Israel, the only Middle Eastern country with a growing and thriving Christian population, remains committed to maintaining its superb relations with Christian communities worldwide.

Though we face serious and continuing defense challenges, we uphold the principle of free access to the Holy Places to all religions. On this year, as in all previous years, we wish Christians throughout the world a joyous holiday.”

Israeli Ambassador Oren has also recently written an article in the Wall Street Journal in which discusses that while Christians are experiencing persecution throughout the Middle East only in Israel are they thriving. He wrote:

“Their share [Middle East Christians] of the region’s population has plunged from 20% a century ago to less than 5% today and falling. In Egypt, 200,000 Coptic Christians fled their homes last year after beatings and massacres by Muslim extremist mobs. Since 2003, 70 Iraqi churches have been burned and nearly a thousand Christians killed in Baghdad alone, causing more than half of this million-member community to flee. Conversion to Christianity is a capital offense in Iran, where last month Pastor Yousef Nadarkhani was sentenced to death. Saudi Arabia outlaws private Christian prayer.

As 800,000 Jews were once expelled from Arab countries, so are Christians being forced from lands they’ve inhabited for centuries.

The only place in the Middle East where Christians aren’t endangered but flourishing is Israel. Since Israel’s founding in 1948, its Christian communities (including Russian and Greek Orthodox, Catholics, Armenians and Protestants) have expanded more than 1,000%.

Christians are prominent in all aspects of Israeli life, serving in the Knesset, the Foreign Ministry and on the Supreme Court. They are exempt from military service, but thousands have volunteered and been sworn in on special New Testaments printed in Hebrew. Israeli Arab Christians are on average more affluent than Israeli Jews and better-educated, even scoring higher on their SATs…
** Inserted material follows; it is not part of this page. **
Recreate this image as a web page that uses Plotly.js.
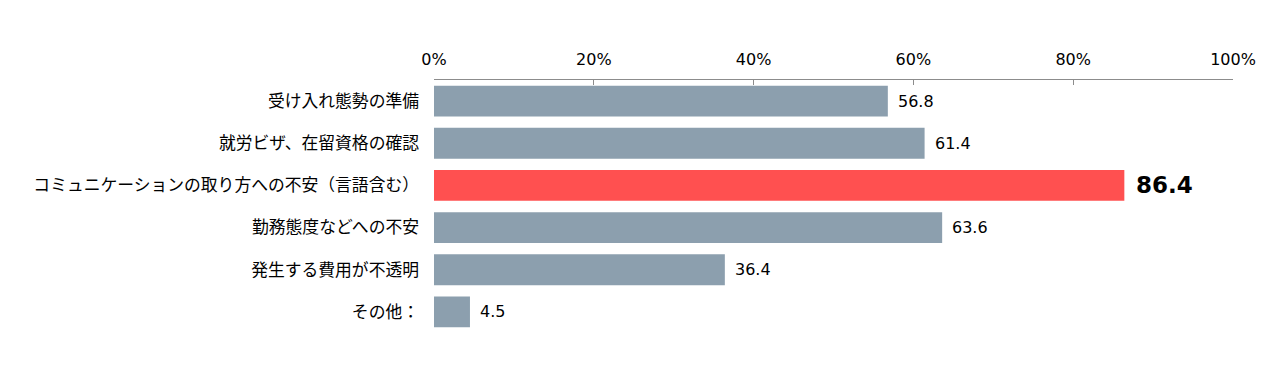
<!DOCTYPE html>
<html><head><meta charset="utf-8">
<script src="https://cdn.plot.ly/plotly-3.0.1.min.js"></script>
<style>html,body{margin:0;padding:0;background:#fff}</style>
</head><body><div id="chart" style="width:1287px;height:377px"></div>
<script>
const categories = ["受け入れ態勢の準備","就労ビザ、在留資格の確認","コミュニケーションの取り方への不安（言語含む）","勤務態度などへの不安","発生する費用が不透明","その他："];
const values = [56.8, 61.4, 86.4, 63.6, 36.4, 4.5];
const highlight = "コミュニケーションの取り方への不安（言語含む）";
const tickVals = [0, 20, 40, 60, 80, 100];
const tickLabels = ["0%","20%","40%","60%","80%","100%"];

const colors = categories.map(c => c === highlight ? "#FF5050" : "#8C9FAE");

const trace = {
  type: "bar", orientation: "h",
  x: values, y: categories,
  marker: {color: colors},
  hoverinfo: "none"
};
const annotations = values.map((v, i) => {
  const hl = categories[i] === highlight;
  return {
    x: v, y: categories[i], xref: "x", yref: "y",
    text: hl ? "<b>" + v.toFixed(1) + "</b>" : v.toFixed(1),
    showarrow: false, xanchor: "left", yanchor: "middle",
    xshift: hl ? 10 : 8,
    font: {family: "DejaVu Sans, sans-serif", size: hl ? 23 : 16, color: "#000"}
  };
});
const layout = {
  width: 1287, height: 377,
  margin: {l: 434, r: 54, t: 80, b: 44},
  paper_bgcolor: "#fff", plot_bgcolor: "#fff",
  bargap: 0.27,
  showlegend: false,
  font: {family: "Noto Sans CJK JP, sans-serif", size: 15, color: "#000"},
  annotations: annotations,
  xaxis: {
    side: "top", range: [0, 100], tickvals: tickVals, ticktext: tickLabels,
    showgrid: false, zeroline: false, showline: true, linecolor: "#8C8C8C", linewidth: 1,
    ticks: "inside", ticklen: 5, tickcolor: "#8C8C8C",
    tickfont: {family: "DejaVu Sans, sans-serif", size: 16}, ticklabelstandoff: 8
  },
  yaxis: {
    autorange: "reversed", showgrid: false, zeroline: false, showline: false,
    ticks: "", ticklabelstandoff: 14, tickfont: {size: 16.8}
  }
};
Plotly.newPlot("chart", [trace], layout, {displayModeBar: false, staticPlot: true});
</script></body></html>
This does not mean that Israeli Christians do not occasionally encounter intolerance. But in contrast to elsewhere in the Middle East where hatred of Christians is ignored or encouraged, Israel remains committed to its Declaration of Independence pledge to “ensure the complete equality of all its citizens irrespective of religion.” It guarantees free access to all Christian holy places, which are under the exclusive aegis of Christian clergy. When Muslims tried to erect a mosque near the Basilica of the Annunciation in Nazareth, the Israeli government interceded to preserve the sanctity of the shrine…

The extinction of the Middle East’s Christian communities is an injustice of historic magnitude. Yet Israel provides an example of how this trend can not only be prevented but reversed. With the respect and appreciation that they receive in the Jewish state, the Christians of Muslim countries could not only survive but thrive.”